Problem to solve » Please transcribe the data below exactly. Leave the pictures out.

--- start Given data ---

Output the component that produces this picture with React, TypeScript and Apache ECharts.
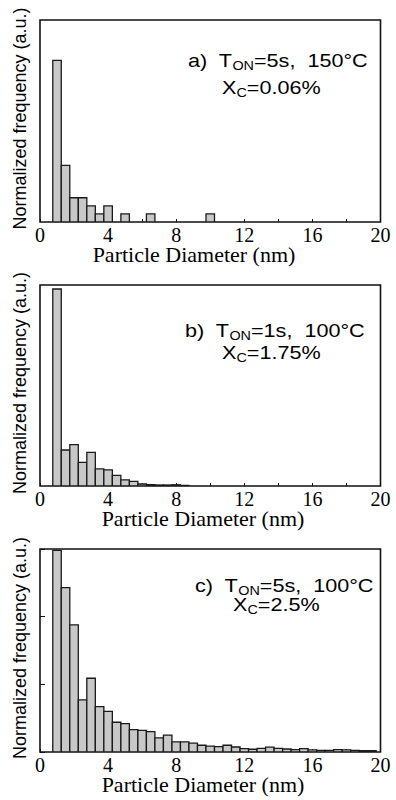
import React, { useEffect, useRef } from "react";
import * as echarts from "echarts";

// Bin centres (nm), 0.5 nm wide bins
const binCenters = [
  1.0, 1.5, 2.0, 2.5, 3.0, 3.5, 4.0, 4.5, 5.0, 5.5, 6.0, 6.5, 7.0, 7.5, 8.0, 8.5, 9.0, 9.5, 10.0,
  10.5, 11.0, 11.5, 12.0, 12.5, 13.0, 13.5, 14.0, 14.5, 15.0, 15.5, 16.0, 16.5, 17.0, 17.5, 18.0,
  18.5, 19.0, 19.5,
];
const binWidth = 0.5;

// a) T_ON=5s, 150°C
const freqA = [
  20, 7, 3, 3, 2, 1, 2, 0, 1, 0, 0, 1, 0, 0, 0, 0, 0, 0, 1,
  0, 0, 0, 0, 0, 0, 0, 0, 0, 0, 0, 0, 0, 0, 0, 0, 0, 0, 0,
];
// b) T_ON=1s, 100°C
const freqB = [
  0.98, 0.179, 0.206, 0.118, 0.167, 0.085, 0.08, 0.053, 0.03, 0.023, 0.01, 0.007, 0.005, 0.005,
  0.006, 0.003, 0, 0, 0, 0, 0, 0, 0, 0, 0, 0, 0, 0, 0, 0, 0, 0, 0, 0, 0, 0, 0, 0,
];
// c) T_ON=5s, 100°C
const freqC = [
  2.98, 2.43, 1.88, 0.77, 1.09, 0.67, 0.6, 0.44, 0.42, 0.33, 0.32, 0.3, 0.21, 0.25, 0.15, 0.15,
  0.13, 0.1, 0.086, 0.078, 0.1, 0.074, 0.049, 0.041, 0.053, 0.071, 0.053, 0.044, 0.034, 0.049,
  0.031, 0.025, 0.025, 0.034, 0.03, 0.025, 0.02, 0.02,
];

const xTickLabels = [0, 4, 8, 12, 16, 20];
const yMaxes = [25, 1, 3];
const xTitle = "Particle Diameter (nm)";
const yTitle = "Normalized frequency (a.u.)";
const annotations = [
  { tag: "a)  T", cond: "=5s,  150°C", xc: "=0.06%" },
  { tag: "b)  T", cond: "=1s,  100°C", xc: "=1.75%" },
  { tag: "c)  T", cond: "=5s,  100°C", xc: "=2.5%" },
];

const panels = [
  { top: 20, height: 202, yTicks: false, titleX: 194, l1: [188, 60.5], l2: [222, 88] },
  { top: 285, height: 201, yTicks: false, titleX: 203, l1: [185, 331], l2: [222, 353] },
  { top: 549, height: 203, yTicks: true, titleX: 203, l1: [195, 585.5], l2: [233, 604.5] },
];
const allFreqs = [freqA, freqB, freqC];

const SANS = "Liberation Sans";
const SERIF = "Liberation Serif";

function annotText(x: number, y: number, main1: string, sub: string, main2: string) {
  return {
    type: "text",
    x,
    y,
    scaleX: 1.2,
    silent: true,
    style: {
      text: `{m|${main1}}{s|${sub}}{m|${main2}}`,
      align: "left",
      verticalAlign: "middle",
      fill: "#000",
      rich: {
        m: { fontFamily: SANS, fontSize: 18, lineHeight: 22, fill: "#000" },
        s: { fontFamily: SANS, fontSize: 12, lineHeight: 12, verticalAlign: "bottom", fill: "#000" },
      },
    },
  };
}

export default function App() {
  const ref = useRef<HTMLDivElement>(null);
  useEffect(() => {
    if (!ref.current) return;
    const chart = echarts.init(ref.current, undefined, { renderer: "svg" });

    const grid = panels.map((p) => ({
      left: 40,
      width: 340.5,
      top: p.top,
      height: p.height,
      show: true,
      borderColor: "#111",
      borderWidth: 1.6,
      backgroundColor: "transparent",
      containLabel: false,
    }));

    const xAxis = panels.map((_, i) => ({
      type: "value",
      gridIndex: i,
      min: 0,
      max: 20,
      interval: 2,
      axisLine: { show: false },
      splitLine: { show: false },
      axisTick: { show: true, inside: true, length: 3, lineStyle: { color: "#111", width: 1 } },
      axisLabel: {
        show: true,
        margin: 2.5,
        fontFamily: SERIF,
        fontSize: 20,
        lineHeight: 20,
        color: "#000",
        formatter: (v: number) => (xTickLabels.includes(v) ? String(v) : ""),
      },
    }));

    const yAxis = panels.map((p, i) => ({
      type: "value",
      gridIndex: i,
      min: 0,
      max: yMaxes[i],
      interval: p.yTicks ? 1 : yMaxes[i],
      axisLine: { show: false },
      splitLine: { show: false },
      axisLabel: { show: false },
      axisTick: { show: p.yTicks, inside: true, length: 5, lineStyle: { color: "#111", width: 1 } },
    }));

    const series = panels.map((_, i) => ({
      type: "custom",
      xAxisIndex: i,
      yAxisIndex: i,
      clip: true,
      data: binCenters.map((c, j) => [c, allFreqs[i][j]]),
      renderItem: (params: any, api: any) => {
        const x = api.value(0);
        const y = api.value(1);
        if (!(y > 0)) return null;
        const p0 = api.coord([x - binWidth / 2, 0]);
        const p1 = api.coord([x + binWidth / 2, y]);
        return {
          type: "rect",
          shape: { x: p0[0], y: p1[1], width: p1[0] - p0[0], height: p0[1] - p1[1] },
          style: { fill: "#c8c8c8", stroke: "#1a1a1a", lineWidth: 1.3 },
        };
      },
    }));

    const graphic: any[] = [];
    panels.forEach((p, i) => {
      const bottom = p.top + p.height;
      graphic.push({
        type: "text",
        x: p.titleX,
        y: bottom + 33,
        scaleX: 1.1,
        silent: true,
        style: {
          text: xTitle,
          fontFamily: SERIF,
          fontSize: 20,
          lineHeight: 20,
          fill: "#000",
          align: "center",
          verticalAlign: "middle",
        },
      });
      graphic.push({
        type: "text",
        x: 20,
        y: p.top + p.height / 2 - 2.5,
        rotation: Math.PI / 2,
        silent: true,
        style: {
          text: yTitle,
          fontFamily: SANS,
          fontSize: 18,
          fill: "#000",
          align: "center",
          verticalAlign: "middle",
        },
      });
      const a = annotations[i];
      graphic.push(annotText(p.l1[0], p.l1[1], a.tag, "ON", a.cond));
      graphic.push(annotText(p.l2[0], p.l2[1], "X", "C", a.xc));
    });

    chart.setOption({
      animation: false,
      backgroundColor: "#fff",
      grid,
      xAxis,
      yAxis,
      series,
      graphic,
    });
    return () => chart.dispose();
  }, []);

  return (
    <div
      ref={ref}
      style={{ position: "absolute", left: 0, top: 0, width: 396, height: 800, background: "#fff" }}
    />
  );
}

--- end Given data ---

Solution »
Output the component that produces this picture with React, TypeScript and Apache ECharts.
import React, { useEffect, useRef } from "react";
import * as echarts from "echarts";

// Bin centres (nm), 0.5 nm wide bins
const binCenters = [
  1.0, 1.5, 2.0, 2.5, 3.0, 3.5, 4.0, 4.5, 5.0, 5.5, 6.0, 6.5, 7.0, 7.5, 8.0, 8.5, 9.0, 9.5, 10.0,
  10.5, 11.0, 11.5, 12.0, 12.5, 13.0, 13.5, 14.0, 14.5, 15.0, 15.5, 16.0, 16.5, 17.0, 17.5, 18.0,
  18.5, 19.0, 19.5,
];
const binWidth = 0.5;

// a) T_ON=5s, 150°C
const freqA = [
  20, 7, 3, 3, 2, 1, 2, 0, 1, 0, 0, 1, 0, 0, 0, 0, 0, 0, 1,
  0, 0, 0, 0, 0, 0, 0, 0, 0, 0, 0, 0, 0, 0, 0, 0, 0, 0, 0,
];
// b) T_ON=1s, 100°C
const freqB = [
  0.98, 0.179, 0.206, 0.118, 0.167, 0.085, 0.08, 0.053, 0.03, 0.023, 0.01, 0.007, 0.005, 0.005,
  0.006, 0.003, 0, 0, 0, 0, 0, 0, 0, 0, 0, 0, 0, 0, 0, 0, 0, 0, 0, 0, 0, 0, 0, 0,
];
// c) T_ON=5s, 100°C
const freqC = [
  2.98, 2.43, 1.88, 0.77, 1.09, 0.67, 0.6, 0.44, 0.42, 0.33, 0.32, 0.3, 0.21, 0.25, 0.15, 0.15,
  0.13, 0.1, 0.086, 0.078, 0.1, 0.074, 0.049, 0.041, 0.053, 0.071, 0.053, 0.044, 0.034, 0.049,
  0.031, 0.025, 0.025, 0.034, 0.03, 0.025, 0.02, 0.02,
];

const xTickLabels = [0, 4, 8, 12, 16, 20];
const yMaxes = [25, 1, 3];
const xTitle = "Particle Diameter (nm)";
const yTitle = "Normalized frequency (a.u.)";
const annotations = [
  { tag: "a)  T", cond: "=5s,  150°C", xc: "=0.06%" },
  { tag: "b)  T", cond: "=1s,  100°C", xc: "=1.75%" },
  { tag: "c)  T", cond: "=5s,  100°C", xc: "=2.5%" },
];

const panels = [
  { top: 20, height: 202, yTicks: false, titleX: 194, l1: [188, 60.5], l2: [222, 88] },
  { top: 285, height: 201, yTicks: false, titleX: 203, l1: [185, 331], l2: [222, 353] },
  { top: 549, height: 203, yTicks: true, titleX: 203, l1: [195, 585.5], l2: [233, 604.5] },
];
const allFreqs = [freqA, freqB, freqC];

const SANS = "Liberation Sans";
const SERIF = "Liberation Serif";

function annotText(x: number, y: number, main1: string, sub: string, main2: string) {
  return {
    type: "text",
    x,
    y,
    scaleX: 1.2,
    silent: true,
    style: {
      text: `{m|${main1}}{s|${sub}}{m|${main2}}`,
      align: "left",
      verticalAlign: "middle",
      fill: "#000",
      rich: {
        m: { fontFamily: SANS, fontSize: 18, lineHeight: 22, fill: "#000" },
        s: { fontFamily: SANS, fontSize: 12, lineHeight: 12, verticalAlign: "bottom", fill: "#000" },
      },
    },
  };
}

export default function App() {
  const ref = useRef<HTMLDivElement>(null);
  useEffect(() => {
    if (!ref.current) return;
    const chart = echarts.init(ref.current, undefined, { renderer: "svg" });

    const grid = panels.map((p) => ({
      left: 40,
      width: 340.5,
      top: p.top,
      height: p.height,
      show: true,
      borderColor: "#111",
      borderWidth: 1.6,
      backgroundColor: "transparent",
      containLabel: false,
    }));

    const xAxis = panels.map((_, i) => ({
      type: "value",
      gridIndex: i,
      min: 0,
      max: 20,
      interval: 2,
      axisLine: { show: false },
      splitLine: { show: false },
      axisTick: { show: true, inside: true, length: 3, lineStyle: { color: "#111", width: 1 } },
      axisLabel: {
        show: true,
        margin: 2.5,
        fontFamily: SERIF,
        fontSize: 20,
        lineHeight: 20,
        color: "#000",
        formatter: (v: number) => (xTickLabels.includes(v) ? String(v) : ""),
      },
    }));

    const yAxis = panels.map((p, i) => ({
      type: "value",
      gridIndex: i,
      min: 0,
      max: yMaxes[i],
      interval: p.yTicks ? 1 : yMaxes[i],
      axisLine: { show: false },
      splitLine: { show: false },
      axisLabel: { show: false },
      axisTick: { show: p.yTicks, inside: true, length: 5, lineStyle: { color: "#111", width: 1 } },
    }));

    const series = panels.map((_, i) => ({
      type: "custom",
      xAxisIndex: i,
      yAxisIndex: i,
      clip: true,
      data: binCenters.map((c, j) => [c, allFreqs[i][j]]),
      renderItem: (params: any, api: any) => {
        const x = api.value(0);
        const y = api.value(1);
        if (!(y > 0)) return null;
        const p0 = api.coord([x - binWidth / 2, 0]);
        const p1 = api.coord([x + binWidth / 2, y]);
        return {
          type: "rect",
          shape: { x: p0[0], y: p1[1], width: p1[0] - p0[0], height: p0[1] - p1[1] },
          style: { fill: "#c8c8c8", stroke: "#1a1a1a", lineWidth: 1.3 },
        };
      },
    }));

    const graphic: any[] = [];
    panels.forEach((p, i) => {
      const bottom = p.top + p.height;
      graphic.push({
        type: "text",
        x: p.titleX,
        y: bottom + 33,
        scaleX: 1.1,
        silent: true,
        style: {
          text: xTitle,
          fontFamily: SERIF,
          fontSize: 20,
          lineHeight: 20,
          fill: "#000",
          align: "center",
          verticalAlign: "middle",
        },
      });
      graphic.push({
        type: "text",
        x: 20,
        y: p.top + p.height / 2 - 2.5,
        rotation: Math.PI / 2,
        silent: true,
        style: {
          text: yTitle,
          fontFamily: SANS,
          fontSize: 18,
          fill: "#000",
          align: "center",
          verticalAlign: "middle",
        },
      });
      const a = annotations[i];
      graphic.push(annotText(p.l1[0], p.l1[1], a.tag, "ON", a.cond));
      graphic.push(annotText(p.l2[0], p.l2[1], "X", "C", a.xc));
    });

    chart.setOption({
      animation: false,
      backgroundColor: "#fff",
      grid,
      xAxis,
      yAxis,
      series,
      graphic,
    });
    return () => chart.dispose();
  }, []);

  return (
    <div
      ref={ref}
      style={{ position: "absolute", left: 0, top: 0, width: 396, height: 800, background: "#fff" }}
    />
  );
}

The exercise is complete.